Popcorn Supernovas

A NASA mission launched in Mid-January 2003 is studying the remains of some uncomfortably close supernova explosions.

Australopithecus squinted at the blue African sky. He had never seen a star in broad daylight before, but he could see one today. White. Piercing. Not as bright as the Sun, yet much more than a full moon. Was it dangerous? He stared for a long time, puzzled, but nothing happened, and after a while he strode across the savanna unconcerned.

Millions of years later, we know better.

"That star was a supernova, one of many that exploded in our part of the galaxy during the past 10 million years," says astronomer Mark Hurwitz of the University of California-Berkeley.

Supernovas near Earth are rare today, but during the Pliocene era of Australopithecus supernovas happened more often.
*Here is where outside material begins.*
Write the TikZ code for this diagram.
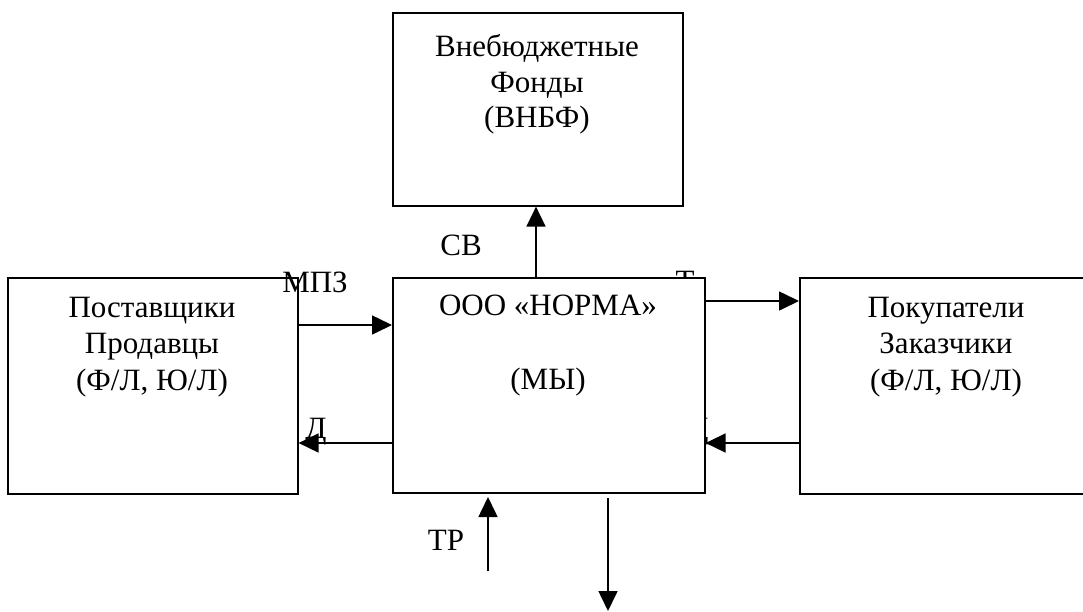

Their source was an interstellar cloud called "Sco-Cen" that was slowly gliding by the solar system. Within it, dense knots coalesced to form short-lived massive stars, which exploded like popcorn.

Researchers estimate (with considerable uncertainty) that a supernova less than 25 light years away would extinguish much of the life on Earth. The blast needn't incinerate our planet. All it would take is enough cosmic rays to damage the ozone layer and let through lethal doses of ultraviolet (UV) radiation. Our ancestors survived the Pliocene blasts only because the supernovas weren't quite so close.
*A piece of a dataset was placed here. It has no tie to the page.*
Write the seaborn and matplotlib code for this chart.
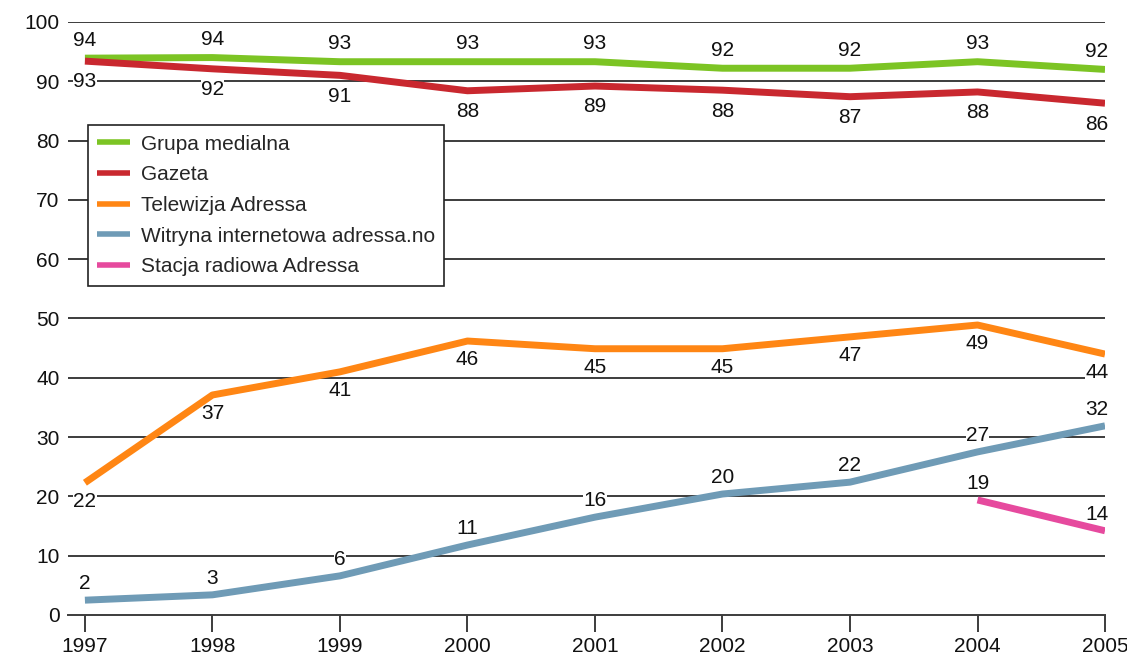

We know because we can still see the cloud today. It's 450 light years from Earth and receding in the direction of the constellations Scorpius and Centaurus (hence the cloud's name, "Sco-Cen"). Astronomer Jesús Maíz-Apellániz of Johns Hopkins University have backtracked Sco-Cen's motion and measured its closest approach: 130 light years away about 5 million years ago.
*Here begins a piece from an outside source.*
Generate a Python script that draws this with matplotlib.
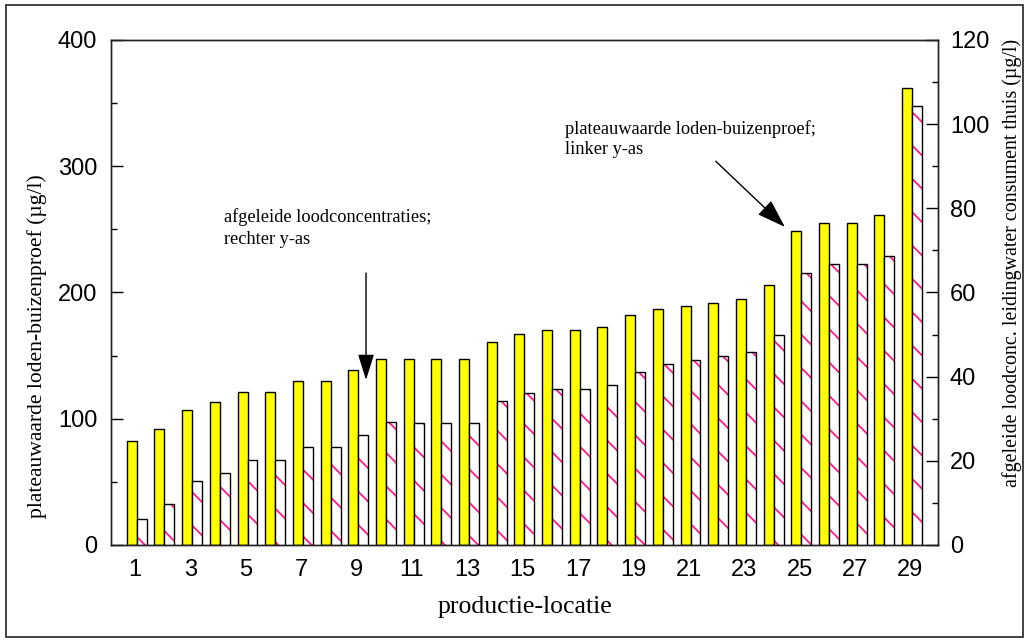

Sco-Cen was still nearby only two million years ago when many plankton, mollusks, and other UV-sensitive marine creatures on Earth mysteriously died. Paleontologists mark it as the transition between the Pliocene and Pleistocene epochs. Around the same time, according to German scientists who have examined deep-sea sediments from the Pliocene era, Earth was peppered with Fe⁶⁰, an isotope produced by supernova explosions.

Coincidence?

No one knows. It's a puzzle researchers are still piecing together.